Madame de Draëck, qui n’est fière que de ses hauts faits de chasse, ouvre le bal dans sa salle à manger avec le plus aimable de ses voisins; alors, tout le monde se met en branle, depuis le piqueux jusqu’au dernier valet de chiens. La soirée ne se prolonge guère, et on reçoit les ordres pour le lendemain. Faute de loups, on se contentait de renards; les garennes, bouchées par avance, forçaient l’animal à donner un joli courre, toujours couronné de succès.

Cette description de la vie, Madame de Draëck l’applique à toute son existence; elle est décédée au mois de janvier 1823, regrettée de tous ceux qui l’avaient connue et surtout du cultivateur.

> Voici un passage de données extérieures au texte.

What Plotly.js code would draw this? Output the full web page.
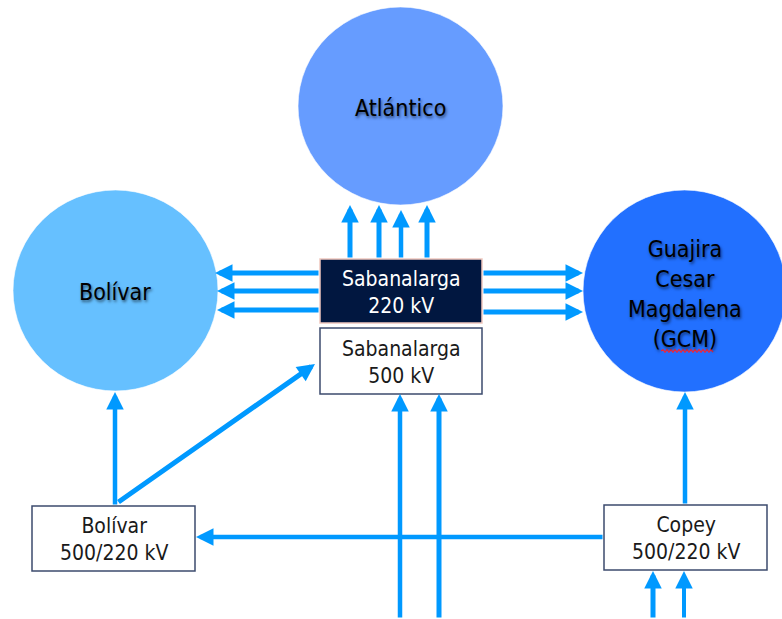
<!DOCTYPE html>
<html>
<head>
<meta charset="utf-8">
<script src="https://cdn.plot.ly/plotly-3.0.1.min.js"></script>
<style>html,body{margin:0;padding:0;background:#fff;}#chart{width:782px;height:619px;}</style>
</head>
<body>
<div id="chart"></div>
<script>
// ---- data ----
const regionLabels = ['Atlántico', 'Bolívar', 'Guajira<br>Cesar<br>Magdalena<br>(GCM)'];
const stationLabels = ['Sabanalarga<br>220 kV', 'Sabanalarga<br>500 kV', 'Bolívar<br>500/220 kV', 'Copey<br>500/220 kV'];
// links: from, to, number of circuits
const linkFrom = ['Sab220', 'Sab220', 'Sab220', 'BolS', 'BolS', 'Copey', 'Copey', 'South', 'South'];
const linkTo   = ['Atl',    'Bol',    'GCM',    'Bol',  'Sab500', 'BolS', 'GCM',  'Sab500', 'Copey'];
const linkCount = [4, 3, 3, 1, 1, 1, 1, 2, 2];

// ---- geometry (diagram layout) ----
const FONT = 'DejaVu Sans Condensed, DejaVu Sans, sans-serif';
const ARROW = 'rgb(0,153,255)';
const regions = {
  Atl: {x0: 298, x1: 503, y0: 7, y1: 205, fill: 'rgb(102,156,255)'},
  Bol: {x0: 13, x1: 218, y0: 190, y1: 391, fill: 'rgb(102,192,255)'},
  GCM: {x0: 583, x1: 786, y0: 190, y1: 392, fill: 'rgb(34,112,255)'}
};
const regionText = {Atl: [400, 108], Bol: [115, 292], GCM: [685, 294]};
const stations = {
  Sab220: {x0: 320, x1: 482, y0: 259, y1: 323, fill: 'rgb(1,23,64)', line: 'rgb(240,200,190)', color: '#ffffff'},
  Sab500: {x0: 320, x1: 482, y0: 328, y1: 394, fill: '#ffffff', line: 'rgb(60,75,110)', color: '#1a1a1a'},
  BolS:   {x0: 32, x1: 195, y0: 506, y1: 571, fill: '#ffffff', line: 'rgb(60,75,110)', color: '#1a1a1a'},
  Copey:  {x0: 604, x1: 767, y0: 505, y1: 570, fill: '#ffffff', line: 'rgb(60,75,110)', color: '#1a1a1a'}
};
// arrow routes per link: [tailX, tailY, tipX, tipY, width]
const routes = {
  'Sab220-Atl': [[350, 259, 350, 205, 5], [379, 259, 379, 205, 5], [401, 259, 401, 210, 4.5], [427, 259, 427, 205, 5]],
  'Sab220-Bol': [[320, 273, 215, 273, 5], [320, 291, 217, 291, 5], [320, 310, 217, 310, 5]],
  'Sab220-GCM': [[482, 273, 583, 273, 5], [482, 291, 583, 291, 5], [482, 312, 583, 312, 5]],
  'BolS-Bol': [[115, 506, 115, 392, 4.5]],
  'BolS-Sab500': [[117, 503, 315, 364, 5]],
  'Copey-BolS': [[604, 537, 196, 537, 4.5]],
  'Copey-GCM': [[685, 505, 685, 392, 4.5]],
  'South-Sab500': [[400, 619, 400, 394, 4.5], [439, 619, 439, 394, 5]],
  'South-Copey': [[653, 619, 653, 571, 5], [684, 619, 684, 571, 4]]
};

const shapes = [];
const annotations = [];
const regionKeys = ['Atl', 'Bol', 'GCM'];
regionKeys.forEach((k, i) => {
  const r = regions[k];
  shapes.push({type: 'circle', xref: 'x', yref: 'y', x0: r.x0, x1: r.x1, y0: r.y0, y1: r.y1,
    fillcolor: r.fill, line: {color: 'rgba(255,255,255,0.6)', width: 1}, layer: 'below'});
  annotations.push({x: regionText[k][0], y: regionText[k][1], xref: 'x', yref: 'y', text: regionLabels[i],
    showarrow: false, xanchor: 'center', yanchor: 'middle',
    font: {family: FONT, size: 23, color: '#000000', shadow: '1px 2px 3px rgba(0,0,0,0.55)'}});
});
const stationKeys = ['Sab220', 'Sab500', 'BolS', 'Copey'];
stationKeys.forEach((k, i) => {
  const s = stations[k];
  shapes.push({type: 'rect', xref: 'x', yref: 'y', x0: s.x0, x1: s.x1, y0: s.y0, y1: s.y1,
    fillcolor: s.fill, line: {color: s.line, width: 1.5}, layer: 'above'});
  annotations.push({x: (s.x0 + s.x1) / 2, y: (s.y0 + s.y1) / 2 + 1, xref: 'x', yref: 'y', text: stationLabels[i],
    showarrow: false, xanchor: 'center', yanchor: 'middle',
    font: {family: FONT, size: 21, color: s.color}});
});
// red spell-check wave under "GCM"
let wave = 'M661,351';
for (let x = 663, up = true; x <= 713; x += 2, up = !up) wave += ' L' + x + ',' + (up ? 349.6 : 352.2);
shapes.push({type: 'path', xref: 'x', yref: 'y', path: wave, line: {color: 'rgb(235,40,60)', width: 1.3}, layer: 'above'});

linkFrom.forEach((f, i) => {
  const key = f + '-' + linkTo[i];
  const rs = routes[key].slice(0, linkCount[i]);
  rs.forEach(r => {
    annotations.push({x: r[2], y: r[3], ax: r[0], ay: r[1], xref: 'x', yref: 'y', axref: 'x', ayref: 'y',
      text: '', showarrow: true, arrowhead: 2, arrowwidth: r[4], arrowsize: 3.5 / r[4], arrowcolor: ARROW,
      standoff: 0, startstandoff: 0});
  });
});

const layout = {
  width: 782, height: 619,
  margin: {l: 0, r: 0, t: 0, b: 0, pad: 0},
  paper_bgcolor: '#ffffff', plot_bgcolor: '#ffffff',
  xaxis: {range: [0, 782], autorange: false, visible: false, fixedrange: true},
  yaxis: {range: [619, 0], autorange: false, visible: false, fixedrange: true},
  showlegend: false,
  shapes: shapes,
  annotations: annotations
};
Plotly.newPlot('chart', [], layout, {displayModeBar: false, staticPlot: true});
</script>
</body>
</html>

Un chroniqueur du temps écrit ceci à propos de la célèbre Baronne:

«Il fallait la voir, la tête nue, l’épieu au poing, parcourir les coteaux, suivie de chasseurs à la mine sauvage et de chiens non moins rébarbatifs; les paysans, effrayés, faisaient la haie au cortège, et les jeunes filles n’écartaient qu’en tremblant les rideaux des fenêtres pour voir passer la «Diane de Brédenardre» avec ses sanglants trophées, dont au retour on clouait les têtes contre les portes du château.»

Ayant la passion de la destruction des loups, elle disait: «Si je pouvais être nommée louvetière de plusieurs départements, un seul loup ne paraîtrait plus dans les pays que j’aurais sous ma surveillance.».

Cette place de louvetière était sa marotte; elle en parlait souvent: elle en fit la demande au Prince de Neufchâtel, qui lui répondit qu’il ne pouvait pas lui accorder sa demande, qu’il était sans exemple qu’une femme eût eu cette place, mais qu’elle pouvait prendre un prête-nom chez elle, lequel serait nommé de suite.

Elle prit son parent, le Vicomte d’Artois, qui fut nommé louvetier du Pas-de-Calais, mais qui ne sut guère profiter des leçons de vénerie, puisque quatre mois n’étaient pas écoulés depuis la mort de la Baronne que la vente de l’équipage eut lieu.

A la requête de Messieurs d’Artois, demeurant à Ypres et à Cocove, ses héritiers dans la ligne paternelle, et de Monsieur Desmoncheaux, bourgmestre de Furnes, son héritier dans la ligne maternelle, on dispersa, le 1er avril 1823, à Zutkerque, les chevaux, chiens, voitures, faisans et presque tout le mobilier.

Respectant davantage les goûts de sa maîtresse, la fameuse Caroline, femme de chambre, puis premier piqueux, ne quitta jamais son costume d’homme. Une longue blouse bleue lui descendait jusqu’aux chevilles, laissant voir le bas des jambes du pantalon; elle portait les cheveux coupés court et coiffés d’une casquette. C’est dans cet attirail que jusqu’à sa mort, en 1855, on a pu la voir parcourant le pays, où elle vendait des balais de bouleau. Très bonne trompe, elle avait été envoyée à Boulogne par sa maîtresse pour donner des leçons de trompe, à la demande du Général commandant la place.

Cette figure originale, dont j’ai tenté de retracer l’existence, était-elle l’incarnation moderne de Diane, comme semblait le croire de Foudras en la faisant revivre sous les traits de la belle Diane de Brého?

Hélas! la vérité historique m’oblige à rapporter cette pointe sèche:

«Cette femme remarquable n’avait pas le caractère approprié à son sexe; elle n’en avait pas non plus la structure; d’une taille moyenne, sa figure, ordinaire pour un homme, était moins que belle pour une femme: avec une barbe d’adolescent, pas de gorge et un ventre proéminent, elle eût été ridicule sous un costume féminin.»

Lecteurs au cœur inflammable, cette présentation finale calmera vos regrets.